— start Recorded data —
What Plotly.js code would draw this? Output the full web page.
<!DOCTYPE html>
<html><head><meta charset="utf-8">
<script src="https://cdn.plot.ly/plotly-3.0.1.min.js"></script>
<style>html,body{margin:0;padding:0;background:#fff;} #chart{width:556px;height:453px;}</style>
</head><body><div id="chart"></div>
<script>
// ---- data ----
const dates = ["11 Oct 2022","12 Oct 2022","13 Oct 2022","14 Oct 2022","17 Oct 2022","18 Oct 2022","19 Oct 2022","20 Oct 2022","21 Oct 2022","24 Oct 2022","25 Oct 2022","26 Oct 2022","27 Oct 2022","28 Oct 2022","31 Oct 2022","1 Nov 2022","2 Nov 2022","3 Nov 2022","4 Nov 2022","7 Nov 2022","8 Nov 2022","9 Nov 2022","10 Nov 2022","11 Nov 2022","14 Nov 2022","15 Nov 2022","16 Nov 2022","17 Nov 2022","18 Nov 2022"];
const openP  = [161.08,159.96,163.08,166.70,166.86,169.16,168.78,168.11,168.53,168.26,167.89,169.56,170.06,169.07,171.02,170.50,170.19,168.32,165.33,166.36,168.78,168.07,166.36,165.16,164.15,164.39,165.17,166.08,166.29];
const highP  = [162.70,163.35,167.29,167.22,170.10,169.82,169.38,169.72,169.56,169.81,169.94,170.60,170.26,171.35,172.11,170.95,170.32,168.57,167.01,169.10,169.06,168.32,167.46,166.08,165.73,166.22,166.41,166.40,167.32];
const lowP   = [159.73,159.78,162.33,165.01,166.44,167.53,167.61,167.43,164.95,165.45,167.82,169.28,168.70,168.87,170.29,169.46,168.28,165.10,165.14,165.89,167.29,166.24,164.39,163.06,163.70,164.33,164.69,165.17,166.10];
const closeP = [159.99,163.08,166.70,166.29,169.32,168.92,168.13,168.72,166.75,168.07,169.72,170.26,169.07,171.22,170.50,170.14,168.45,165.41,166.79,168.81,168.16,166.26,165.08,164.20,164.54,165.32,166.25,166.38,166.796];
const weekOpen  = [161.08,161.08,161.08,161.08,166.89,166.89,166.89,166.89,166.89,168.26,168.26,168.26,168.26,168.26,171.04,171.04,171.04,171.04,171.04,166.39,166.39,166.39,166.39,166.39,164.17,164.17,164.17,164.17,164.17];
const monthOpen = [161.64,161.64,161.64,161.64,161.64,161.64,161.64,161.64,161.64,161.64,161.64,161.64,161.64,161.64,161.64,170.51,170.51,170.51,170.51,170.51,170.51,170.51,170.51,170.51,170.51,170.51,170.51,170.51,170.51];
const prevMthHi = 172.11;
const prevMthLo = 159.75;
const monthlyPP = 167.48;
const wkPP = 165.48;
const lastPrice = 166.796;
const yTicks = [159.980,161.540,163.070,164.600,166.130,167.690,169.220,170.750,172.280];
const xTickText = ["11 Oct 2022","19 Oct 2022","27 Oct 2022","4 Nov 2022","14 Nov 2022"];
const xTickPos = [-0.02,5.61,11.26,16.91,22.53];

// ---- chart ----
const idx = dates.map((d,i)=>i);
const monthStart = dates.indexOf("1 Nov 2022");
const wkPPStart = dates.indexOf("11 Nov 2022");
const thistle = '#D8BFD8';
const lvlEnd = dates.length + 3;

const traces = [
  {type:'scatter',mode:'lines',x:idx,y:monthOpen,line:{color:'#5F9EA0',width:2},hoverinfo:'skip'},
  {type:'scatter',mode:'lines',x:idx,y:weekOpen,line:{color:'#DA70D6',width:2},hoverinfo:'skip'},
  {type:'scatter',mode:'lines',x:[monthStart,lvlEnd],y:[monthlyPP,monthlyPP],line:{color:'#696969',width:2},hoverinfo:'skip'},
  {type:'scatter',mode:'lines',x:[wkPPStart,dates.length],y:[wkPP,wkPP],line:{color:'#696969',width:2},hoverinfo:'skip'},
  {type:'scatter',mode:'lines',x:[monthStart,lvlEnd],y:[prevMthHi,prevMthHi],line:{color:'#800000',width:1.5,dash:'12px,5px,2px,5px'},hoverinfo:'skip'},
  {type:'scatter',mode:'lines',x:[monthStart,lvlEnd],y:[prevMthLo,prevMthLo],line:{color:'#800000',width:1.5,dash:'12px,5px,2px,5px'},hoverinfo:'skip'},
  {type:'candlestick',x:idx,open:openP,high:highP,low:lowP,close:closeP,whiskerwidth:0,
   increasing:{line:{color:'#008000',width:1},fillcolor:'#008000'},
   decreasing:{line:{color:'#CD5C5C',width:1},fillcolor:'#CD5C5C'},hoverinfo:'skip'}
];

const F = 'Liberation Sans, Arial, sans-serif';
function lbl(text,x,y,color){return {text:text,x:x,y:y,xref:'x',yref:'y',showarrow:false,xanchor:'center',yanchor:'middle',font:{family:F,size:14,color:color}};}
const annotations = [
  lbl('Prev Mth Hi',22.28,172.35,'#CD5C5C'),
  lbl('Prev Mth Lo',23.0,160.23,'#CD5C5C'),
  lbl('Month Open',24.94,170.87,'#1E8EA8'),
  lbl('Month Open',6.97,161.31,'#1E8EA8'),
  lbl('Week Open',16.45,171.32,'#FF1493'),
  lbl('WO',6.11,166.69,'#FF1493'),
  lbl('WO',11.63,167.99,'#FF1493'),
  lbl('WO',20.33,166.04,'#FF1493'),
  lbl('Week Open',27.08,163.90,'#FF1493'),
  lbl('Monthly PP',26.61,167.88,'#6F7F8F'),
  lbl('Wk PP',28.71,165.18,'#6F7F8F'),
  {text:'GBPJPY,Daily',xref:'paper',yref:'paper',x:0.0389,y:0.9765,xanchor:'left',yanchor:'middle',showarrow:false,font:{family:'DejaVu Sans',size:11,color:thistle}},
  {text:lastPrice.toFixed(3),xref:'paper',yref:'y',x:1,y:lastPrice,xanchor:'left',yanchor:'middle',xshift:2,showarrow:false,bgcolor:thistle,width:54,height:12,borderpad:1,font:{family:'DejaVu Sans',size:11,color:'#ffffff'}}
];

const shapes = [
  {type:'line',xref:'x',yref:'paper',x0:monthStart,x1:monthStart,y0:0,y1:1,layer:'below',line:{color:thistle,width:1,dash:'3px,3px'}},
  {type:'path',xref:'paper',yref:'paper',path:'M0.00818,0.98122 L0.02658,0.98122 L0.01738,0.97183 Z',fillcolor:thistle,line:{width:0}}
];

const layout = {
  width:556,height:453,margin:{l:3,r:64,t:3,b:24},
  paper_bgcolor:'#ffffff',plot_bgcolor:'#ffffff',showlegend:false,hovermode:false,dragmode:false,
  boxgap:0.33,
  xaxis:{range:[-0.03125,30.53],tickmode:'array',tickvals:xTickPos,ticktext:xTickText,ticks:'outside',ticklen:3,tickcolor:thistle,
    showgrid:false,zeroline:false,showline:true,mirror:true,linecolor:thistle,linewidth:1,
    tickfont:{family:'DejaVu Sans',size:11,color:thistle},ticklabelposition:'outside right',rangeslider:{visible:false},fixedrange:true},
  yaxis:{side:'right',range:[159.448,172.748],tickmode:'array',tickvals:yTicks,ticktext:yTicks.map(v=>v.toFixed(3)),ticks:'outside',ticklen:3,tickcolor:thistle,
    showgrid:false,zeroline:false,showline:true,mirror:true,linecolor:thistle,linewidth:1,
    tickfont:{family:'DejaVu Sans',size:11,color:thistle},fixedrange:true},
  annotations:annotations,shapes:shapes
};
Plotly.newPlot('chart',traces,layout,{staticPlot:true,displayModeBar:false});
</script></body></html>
— end Recorded data —
> **Exercise instructions**
Nothing in the listing may be changed; retype it all exactly.

> **Written response**
What Plotly.js code would draw this? Output the full web page.
<!DOCTYPE html>
<html><head><meta charset="utf-8">
<script src="https://cdn.plot.ly/plotly-3.0.1.min.js"></script>
<style>html,body{margin:0;padding:0;background:#fff;} #chart{width:556px;height:453px;}</style>
</head><body><div id="chart"></div>
<script>
// ---- data ----
const dates = ["11 Oct 2022","12 Oct 2022","13 Oct 2022","14 Oct 2022","17 Oct 2022","18 Oct 2022","19 Oct 2022","20 Oct 2022","21 Oct 2022","24 Oct 2022","25 Oct 2022","26 Oct 2022","27 Oct 2022","28 Oct 2022","31 Oct 2022","1 Nov 2022","2 Nov 2022","3 Nov 2022","4 Nov 2022","7 Nov 2022","8 Nov 2022","9 Nov 2022","10 Nov 2022","11 Nov 2022","14 Nov 2022","15 Nov 2022","16 Nov 2022","17 Nov 2022","18 Nov 2022"];
const openP  = [161.08,159.96,163.08,166.70,166.86,169.16,168.78,168.11,168.53,168.26,167.89,169.56,170.06,169.07,171.02,170.50,170.19,168.32,165.33,166.36,168.78,168.07,166.36,165.16,164.15,164.39,165.17,166.08,166.29];
const highP  = [162.70,163.35,167.29,167.22,170.10,169.82,169.38,169.72,169.56,169.81,169.94,170.60,170.26,171.35,172.11,170.95,170.32,168.57,167.01,169.10,169.06,168.32,167.46,166.08,165.73,166.22,166.41,166.40,167.32];
const lowP   = [159.73,159.78,162.33,165.01,166.44,167.53,167.61,167.43,164.95,165.45,167.82,169.28,168.70,168.87,170.29,169.46,168.28,165.10,165.14,165.89,167.29,166.24,164.39,163.06,163.70,164.33,164.69,165.17,166.10];
const closeP = [159.99,163.08,166.70,166.29,169.32,168.92,168.13,168.72,166.75,168.07,169.72,170.26,169.07,171.22,170.50,170.14,168.45,165.41,166.79,168.81,168.16,166.26,165.08,164.20,164.54,165.32,166.25,166.38,166.796];
const weekOpen  = [161.08,161.08,161.08,161.08,166.89,166.89,166.89,166.89,166.89,168.26,168.26,168.26,168.26,168.26,171.04,171.04,171.04,171.04,171.04,166.39,166.39,166.39,166.39,166.39,164.17,164.17,164.17,164.17,164.17];
const monthOpen = [161.64,161.64,161.64,161.64,161.64,161.64,161.64,161.64,161.64,161.64,161.64,161.64,161.64,161.64,161.64,170.51,170.51,170.51,170.51,170.51,170.51,170.51,170.51,170.51,170.51,170.51,170.51,170.51,170.51];
const prevMthHi = 172.11;
const prevMthLo = 159.75;
const monthlyPP = 167.48;
const wkPP = 165.48;
const lastPrice = 166.796;
const yTicks = [159.980,161.540,163.070,164.600,166.130,167.690,169.220,170.750,172.280];
const xTickText = ["11 Oct 2022","19 Oct 2022","27 Oct 2022","4 Nov 2022","14 Nov 2022"];
const xTickPos = [-0.02,5.61,11.26,16.91,22.53];

// ---- chart ----
const idx = dates.map((d,i)=>i);
const monthStart = dates.indexOf("1 Nov 2022");
const wkPPStart = dates.indexOf("11 Nov 2022");
const thistle = '#D8BFD8';
const lvlEnd = dates.length + 3;

const traces = [
  {type:'scatter',mode:'lines',x:idx,y:monthOpen,line:{color:'#5F9EA0',width:2},hoverinfo:'skip'},
  {type:'scatter',mode:'lines',x:idx,y:weekOpen,line:{color:'#DA70D6',width:2},hoverinfo:'skip'},
  {type:'scatter',mode:'lines',x:[monthStart,lvlEnd],y:[monthlyPP,monthlyPP],line:{color:'#696969',width:2},hoverinfo:'skip'},
  {type:'scatter',mode:'lines',x:[wkPPStart,dates.length],y:[wkPP,wkPP],line:{color:'#696969',width:2},hoverinfo:'skip'},
  {type:'scatter',mode:'lines',x:[monthStart,lvlEnd],y:[prevMthHi,prevMthHi],line:{color:'#800000',width:1.5,dash:'12px,5px,2px,5px'},hoverinfo:'skip'},
  {type:'scatter',mode:'lines',x:[monthStart,lvlEnd],y:[prevMthLo,prevMthLo],line:{color:'#800000',width:1.5,dash:'12px,5px,2px,5px'},hoverinfo:'skip'},
  {type:'candlestick',x:idx,open:openP,high:highP,low:lowP,close:closeP,whiskerwidth:0,
   increasing:{line:{color:'#008000',width:1},fillcolor:'#008000'},
   decreasing:{line:{color:'#CD5C5C',width:1},fillcolor:'#CD5C5C'},hoverinfo:'skip'}
];

const F = 'Liberation Sans, Arial, sans-serif';
function lbl(text,x,y,color){return {text:text,x:x,y:y,xref:'x',yref:'y',showarrow:false,xanchor:'center',yanchor:'middle',font:{family:F,size:14,color:color}};}
const annotations = [
  lbl('Prev Mth Hi',22.28,172.35,'#CD5C5C'),
  lbl('Prev Mth Lo',23.0,160.23,'#CD5C5C'),
  lbl('Month Open',24.94,170.87,'#1E8EA8'),
  lbl('Month Open',6.97,161.31,'#1E8EA8'),
  lbl('Week Open',16.45,171.32,'#FF1493'),
  lbl('WO',6.11,166.69,'#FF1493'),
  lbl('WO',11.63,167.99,'#FF1493'),
  lbl('WO',20.33,166.04,'#FF1493'),
  lbl('Week Open',27.08,163.90,'#FF1493'),
  lbl('Monthly PP',26.61,167.88,'#6F7F8F'),
  lbl('Wk PP',28.71,165.18,'#6F7F8F'),
  {text:'GBPJPY,Daily',xref:'paper',yref:'paper',x:0.0389,y:0.9765,xanchor:'left',yanchor:'middle',showarrow:false,font:{family:'DejaVu Sans',size:11,color:thistle}},
  {text:lastPrice.toFixed(3),xref:'paper',yref:'y',x:1,y:lastPrice,xanchor:'left',yanchor:'middle',xshift:2,showarrow:false,bgcolor:thistle,width:54,height:12,borderpad:1,font:{family:'DejaVu Sans',size:11,color:'#ffffff'}}
];

const shapes = [
  {type:'line',xref:'x',yref:'paper',x0:monthStart,x1:monthStart,y0:0,y1:1,layer:'below',line:{color:thistle,width:1,dash:'3px,3px'}},
  {type:'path',xref:'paper',yref:'paper',path:'M0.00818,0.98122 L0.02658,0.98122 L0.01738,0.97183 Z',fillcolor:thistle,line:{width:0}}
];

const layout = {
  width:556,height:453,margin:{l:3,r:64,t:3,b:24},
  paper_bgcolor:'#ffffff',plot_bgcolor:'#ffffff',showlegend:false,hovermode:false,dragmode:false,
  boxgap:0.33,
  xaxis:{range:[-0.03125,30.53],tickmode:'array',tickvals:xTickPos,ticktext:xTickText,ticks:'outside',ticklen:3,tickcolor:thistle,
    showgrid:false,zeroline:false,showline:true,mirror:true,linecolor:thistle,linewidth:1,
    tickfont:{family:'DejaVu Sans',size:11,color:thistle},ticklabelposition:'outside right',rangeslider:{visible:false},fixedrange:true},
  yaxis:{side:'right',range:[159.448,172.748],tickmode:'array',tickvals:yTicks,ticktext:yTicks.map(v=>v.toFixed(3)),ticks:'outside',ticklen:3,tickcolor:thistle,
    showgrid:false,zeroline:false,showline:true,mirror:true,linecolor:thistle,linewidth:1,
    tickfont:{family:'DejaVu Sans',size:11,color:thistle},fixedrange:true},
  annotations:annotations,shapes:shapes
};
Plotly.newPlot('chart',traces,layout,{staticPlot:true,displayModeBar:false});
</script></body></html>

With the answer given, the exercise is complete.